No início do mês de julho foi publicado Acórdão nos autos do Recurso Extraordinário 634.764/RJ, através do qual o Supremo Tribunal Federal decidiu, por maioria de votos, declarar constitucional a incidência do Imposto Sobre Serviços (ISS) na distribuição e venda de produtos de loteria, bingos, cupons de apostas, sorteios, entre outros, inclusive para as apostas turfísticas, como é o caso do processo analisado.
Trata-se, na origem, de Mandado de Segurança impetrado pelo Jockey Club Brasileiro objetivando afastar o ISS sobre a venda de ingressos e os valores retidos em cada aposta realizada.
Com o desprovimento do recurso de Apelação interposto ao Tribunal de Justiça do Rio de Janeiro, o Jockey interpôs Recurso Extraordinário, fundamentando a existência de repercussão geral e, no mérito, alegando ofensa aos dispositivos Constitucionais que tratam da competência para instituir e cobrar tributos.
O STF reconheceu a repercussão geral da matéria, o que faz com que a decisão seja aplicada não apenas às partes, mas também a outras sociedades que tenham suas atividades voltadas às apostas, inclusive às casas de apostas que forneçam serviços online.
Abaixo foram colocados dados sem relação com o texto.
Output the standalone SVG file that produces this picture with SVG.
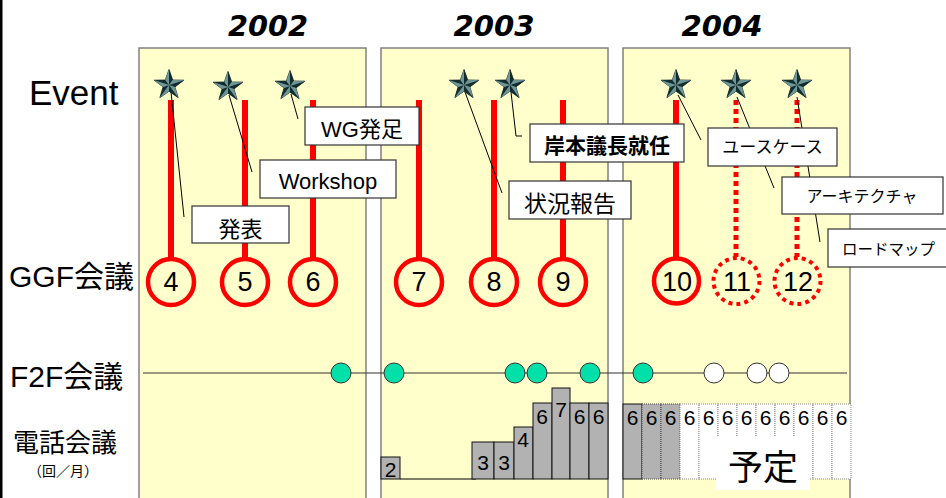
<svg xmlns="http://www.w3.org/2000/svg" width="946" height="498" viewBox="0 0 946 498">
<defs>
<style>
.f{font-family:"Liberation Sans","Noto Sans CJK JP",sans-serif;fill:#000}
.yr{font-family:"DejaVu Sans","Liberation Sans",sans-serif;font-weight:bold;font-style:italic;font-size:29px;text-anchor:middle}
.panel{fill:#FFFFCC;stroke:#808080;stroke-width:1.5}
.red{stroke:#FF0000;stroke-width:6;fill:none}
.reddot{stroke:#FF0000;stroke-width:5;stroke-dasharray:5 4;fill:none}
.ring{fill:none;stroke:#FF0000;stroke-width:4.5}
.ringdot{fill:none;stroke:#FF0000;stroke-width:4;stroke-dasharray:4 4}
.num{font-size:27px;text-anchor:middle}
.lead{stroke:#000;stroke-width:1;fill:none}
.box{fill:#fff;stroke:#333;stroke-width:1.2}
.g{fill:#00E0A8;stroke:#333;stroke-width:1}
.w{fill:#fff;stroke:#333;stroke-width:1}
.bar{fill:#B2B2B2;stroke:#111;stroke-width:1}
.bard{fill:#B2B2B2;stroke:#444;stroke-width:1;stroke-dasharray:1 1}
.barw{fill:#fff;stroke:#888;stroke-width:1;stroke-dasharray:1 1}
.bn{font-size:21px;text-anchor:middle}
</style>
<g id="star">
<path d="M0,-15.5 L3.7,-5 L14.8,-4.8 L5.9,1.9 L9.1,12.6 L0,6.2 L-9.1,12.6 L-5.9,1.9 L-14.8,-4.8 L-3.7,-5 Z" fill="#3A6464" stroke="#142828" stroke-width="0.8"/>
<path d="M0,0 L0,-15.5 L3.7,-5 Z M0,0 L14.8,-4.8 L5.9,1.9 Z M0,0 L9.1,12.6 L0,6.2 Z M0,0 L-9.1,12.6 L-5.9,1.9 Z M0,0 L-14.8,-4.8 L-3.7,-5 Z" fill="#142C2C"/>
<path d="M0,0 L-3.7,-5 L0,-15.5 Z M0,0 L3.7,-5 L14.8,-4.8 Z M0,0 L5.9,1.9 L9.1,12.6 Z M0,0 L0,6.2 L-9.1,12.6 Z M0,0 L-5.9,1.9 L-14.8,-4.8 Z" fill="#6F9696"/>
</g>
</defs>
<rect x="0" y="0" width="946" height="498" fill="#fff"/>
<rect x="0" y="0" width="2.5" height="498" fill="#000"/>

<g id="panels">
<rect class="panel" x="139" y="48" width="227" height="460"/>
<rect class="panel" x="381" y="48" width="227" height="460"/>
<rect class="panel" x="623" y="48" width="227" height="460"/>
</g>

<g id="years">
<text class="yr" x="268" y="36" textLength="80" lengthAdjust="spacingAndGlyphs">2002</text>
<text class="yr" x="494" y="36" textLength="81" lengthAdjust="spacingAndGlyphs">2003</text>
<text class="yr" x="722" y="36" textLength="81" lengthAdjust="spacingAndGlyphs">2004</text>
</g>

<g id="row-labels">
<text class="f" x="29" y="105" font-size="35">Event</text>
<text class="f" x="9" y="287" font-size="30">GGF会議</text>
<text class="f" x="10" y="387" font-size="30">F2F会議</text>
<text class="f" x="13" y="452" font-size="26">電話会議</text>
<text class="f" x="28" y="476" font-size="14">（回／月）</text>
</g>

<g id="connectors">
<line class="red" x1="171" y1="100" x2="171" y2="258"/>
<line class="red" x1="245" y1="100" x2="245" y2="258"/>
<line class="red" x1="313" y1="100" x2="313" y2="258"/>
<line class="red" x1="419" y1="100" x2="419" y2="258"/>
<line class="red" x1="494" y1="100" x2="494" y2="258"/>
<line class="red" x1="563" y1="100" x2="563" y2="258"/>
<line class="red" x1="676" y1="100" x2="676" y2="257"/>
<line class="reddot" x1="736" y1="100" x2="736" y2="257"/>
<line class="reddot" x1="797" y1="100" x2="797" y2="257"/>
<line class="lead" x1="171" y1="92" x2="184" y2="217"/>
<line class="lead" x1="229" y1="95" x2="252" y2="172"/>
<line class="lead" x1="291" y1="94" x2="298" y2="119"/>
<line class="lead" x1="465" y1="92" x2="502" y2="193"/>
<polyline class="lead" points="511,92 516,136 522,136"/>
<line class="lead" x1="678" y1="95" x2="701" y2="140"/>
<line class="lead" x1="737" y1="97" x2="774" y2="188"/>
<line class="lead" x1="797" y1="97" x2="820" y2="242"/>
<line x1="143" y1="373" x2="847" y2="373" stroke="#333" stroke-width="1"/>
<line x1="400" y1="479" x2="476" y2="479" stroke="#000" stroke-width="1.2"/>
</g>

<g id="stars">
<use href="#star" x="169" y="85"/>
<use href="#star" x="228" y="87"/>
<use href="#star" x="290" y="86"/>
<use href="#star" x="464" y="85"/>
<use href="#star" x="510" y="85"/>
<use href="#star" x="676" y="85"/>
<use href="#star" x="736" y="85"/>
<use href="#star" x="797" y="85"/>
</g>

<g id="ev-wg"><rect class="box" x="305" y="107" width="114" height="38"/><text class="f" x="362" y="137" font-size="22" text-anchor="middle">WG発足</text></g>
<g id="ev-workshop"><rect class="box" x="260" y="160" width="136" height="38"/><text class="f" x="328" y="189" font-size="22" text-anchor="middle">Workshop</text></g>
<g id="ev-happyo"><rect class="box" x="192" y="206" width="97" height="37"/><text class="f" x="240.5" y="237" font-size="22" text-anchor="middle">発表</text></g>
<g id="ev-kishimoto"><rect class="box" x="530" y="124" width="154" height="38"/><text class="f" x="607" y="153" font-size="21" font-weight="bold" text-anchor="middle">岸本議長就任</text></g>
<g id="ev-jokyo"><rect class="box" x="509" y="181" width="122" height="38"/><text class="f" x="570" y="212" font-size="23" text-anchor="middle">状況報告</text></g>
<g id="ev-usecase"><rect class="box" x="708" y="128" width="129" height="38"/><text class="f" x="772.5" y="153" font-size="17" text-anchor="middle">ユースケース</text></g>
<g id="ev-arch"><rect class="box" x="782" y="177" width="161" height="37"/><text class="f" x="862" y="202" font-size="16" text-anchor="middle">アーキテクチャ</text></g>
<g id="ev-roadmap"><rect class="box" x="828" y="229" width="125" height="38"/><text class="f" x="842" y="255" font-size="15.5">ロードマップ</text></g>

<g id="ggf4"><circle class="ring" cx="171" cy="282" r="23"/><text class="f num" x="171" y="291">4</text></g>
<g id="ggf5"><circle class="ring" cx="245" cy="282" r="23"/><text class="f num" x="245" y="291">5</text></g>
<g id="ggf6"><circle class="ring" cx="313" cy="282" r="23"/><text class="f num" x="313" y="291">6</text></g>
<g id="ggf7"><circle class="ring" cx="419" cy="282" r="23"/><text class="f num" x="419" y="291">7</text></g>
<g id="ggf8"><circle class="ring" cx="494" cy="282" r="23"/><text class="f num" x="494" y="291">8</text></g>
<g id="ggf9"><circle class="ring" cx="563" cy="282" r="23"/><text class="f num" x="563" y="291">9</text></g>
<g id="ggf10"><circle class="ring" cx="676.5" cy="281" r="22.5" stroke-width="6.5"/><text class="f num" x="677" y="291" font-size="29">10</text></g>
<g id="ggf11"><circle class="ringdot" cx="736.5" cy="281" r="23"/><text class="f num" x="737" y="291" font-size="29">11</text></g>
<g id="ggf12"><circle class="ringdot" cx="797.5" cy="281" r="23"/><text class="f num" x="798" y="291" font-size="29">12</text></g>

<g id="f2f">
<circle class="g" cx="341" cy="373" r="10"/>
<circle class="g" cx="394" cy="373" r="10"/>
<circle class="g" cx="515" cy="373" r="10"/>
<circle class="g" cx="537" cy="373" r="10"/>
<circle class="g" cx="590" cy="373" r="10"/>
<circle class="g" cx="643" cy="373" r="10"/>
<circle class="w" cx="714" cy="373" r="10"/>
<circle class="w" cx="757" cy="373" r="10"/>
<circle class="w" cx="779" cy="373" r="10"/>
</g>

<g id="tel-2003">
<rect class="bar" x="381" y="457" width="19" height="22"/><text class="f bn" x="390.5" y="477">2</text>
<rect class="bar" x="472" y="442" width="22" height="37"/><text class="f bn" x="483" y="470">3</text>
<rect class="bar" x="494" y="442" width="20" height="37"/><text class="f bn" x="504" y="470">3</text>
<rect class="bar" x="514" y="427" width="19" height="52"/><text class="f bn" x="523" y="447">4</text>
<rect class="bar" x="533" y="403" width="19" height="76"/><text class="f bn" x="542" y="424">6</text>
<rect class="bar" x="552" y="388" width="18" height="91"/><text class="f bn" x="561" y="417">7</text>
<rect class="bar" x="570" y="403" width="19" height="76"/><text class="f bn" x="579.5" y="424">6</text>
<rect class="bar" x="589" y="403" width="19" height="76"/><text class="f bn" x="598.5" y="424">6</text>
</g>

<g id="tel-2004">
<rect class="bar" x="623" y="404" width="19" height="75"/>
<rect class="bard" x="642" y="404" width="19" height="75"/>
<rect class="bard" x="661" y="404" width="19" height="75"/>
<rect class="barw" x="680" y="404" width="19" height="75"/>
<rect class="barw" x="699" y="404" width="19" height="75"/>
<rect class="barw" x="718" y="404" width="19" height="75"/>
<rect class="barw" x="737" y="404" width="19" height="75"/>
<rect class="barw" x="756" y="404" width="19" height="75"/>
<rect class="barw" x="775" y="404" width="19" height="75"/>
<rect class="barw" x="794" y="404" width="19" height="75"/>
<rect class="barw" x="813" y="404" width="19" height="75"/>
<rect class="barw" x="832" y="404" width="19" height="75"/>
<text class="f bn" x="632.5" y="425">6</text>
<text class="f bn" x="651.5" y="425">6</text>
<text class="f bn" x="670.5" y="425">6</text>
<text class="f bn" x="689.5" y="425">6</text>
<text class="f bn" x="708.5" y="425">6</text>
<text class="f bn" x="727.5" y="425">6</text>
<text class="f bn" x="746.5" y="425">6</text>
<text class="f bn" x="765.5" y="425">6</text>
<text class="f bn" x="784.5" y="425">6</text>
<text class="f bn" x="803.5" y="425">6</text>
<text class="f bn" x="822.5" y="425">6</text>
<text class="f bn" x="841.5" y="425">6</text>
</g>

<g id="yotei"><rect x="716" y="437" width="94" height="53" fill="#fff"/><text class="f" x="763" y="480" font-size="35" text-anchor="middle">予定</text></g>
</svg>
Ao analisar o recurso, os ministros levaram em consideração o panorama histórico de jurisprudências do STF e o conceito de “serviço” estipulado na Constituição Federal e nas jurisprudências da Corte, para então, tratar da validade da cobrança do ISS sobre a exploração da atividade de apostas e, por fim, chegar à base de cálculo do tributo.
De início, o Ministro Gilmar Mendes, relator do caso narrado, passou a definir a natureza jurídica da atividade das apostas em geral, como sendo “uma atividade humana prestada com finalidade econômica”, exigindo um esforço humano em favor de um terceiro, portanto, possuindo a natureza de um serviço.
O Acórdão não foi unânime, uma vez que o relator e o Ministro Alexandre de Moraes votaram pela constitucionalidade da incidência do ISS sobre a atividade de exploração de jogos e apostas, ao passo que o Ministro Marco Aurélio entendeu ser incompatível com a redação da Constituição Federal a incidência do imposto.
Para os votos vencedores, a disponibilização e venda de bilhetes, produtos de loteria, bingos, cartões, pules e cupons de apostas, nos termos do item 19 da Lei Complementar nº 116/2003, enquadram-se no conceito de serviço por se tratarem de atividade humana prestada com finalidade econômica e colocado em favor de terceiros.
Quanto à base de cálculo do imposto, os Ministros ponderaram se o ISS deveria incidir sobre o valor integral da aposta, sobre o valor dos bilhetes ou ingressos, ou sobre outra base tributável.
O Ministro Gilmar Mendes segregou os resultados obtidos em duas vertentes: (a) a parcela das apostas que retorna aos apostadores na forma de prêmios; (b) a parcela das apostas retidas pelos prestadores de serviços para remunerar suas atividades.
Foi decidido, então, que o ISS deve incidir sobre a parcela paga pela prestação dos serviços, entendido como o percentual do valor da aposta retido pela entidade/casa de apostas prestadora dos serviços, no caso, o Jockey Club.
As retenções são definidas por lei. Para as apostas do turfe, por exemplo, o artigo 23, §2º, do Decreto nº 96.993/1988, dispõe que os prestadores podem reter de 32% a 38% do valor total das apostas, devendo o restante retornar aos apostadores. No caso de apostas esportivas online, denominadas como “apostas de quota fixa”, o artigo 30, inciso II, alínea “f”, da Lei 13.756/18, destina ao prestador 8% da arrecadação total das apostas.
Por outro lado, o voto divergente do Ministro Marco Aurélio pontua que a venda de apostas não seria um serviço, mas sim uma obrigação de dar, eis que não envolve diretamente a atividade humana. O Ministro pontua, ainda, que seria descabida a cobrança do ISS uma vez que o Imposto de Renda incide sobre a mesma base de cálculo apontada pelo relator, qual seja, o produto da arrecadação, ensejando em uma usurpação de competência, tendo em vista que compete à União tributar o imposto sobre a renda.
No entanto, o Ministro Marco Aurélio foi voto vencido, fato em que resultou na constitucionalidade da incidência do ISS sobre a atividade de apostas em geral.
Deste modo, o precedente foi fixado pela constitucionalidade da incidência de ISS sobre os serviços de distribuição e venda de bilhetes e demais produtos de loteria, de bingos, cartões, pules ou cupons de apostas, sorteios e prêmios. Sendo a base de cálculo tributável o valor referente a parcela recebida pela prestação do serviço, isto é, o percentual destinado a remunerar a “casa de aposta” pela atividade.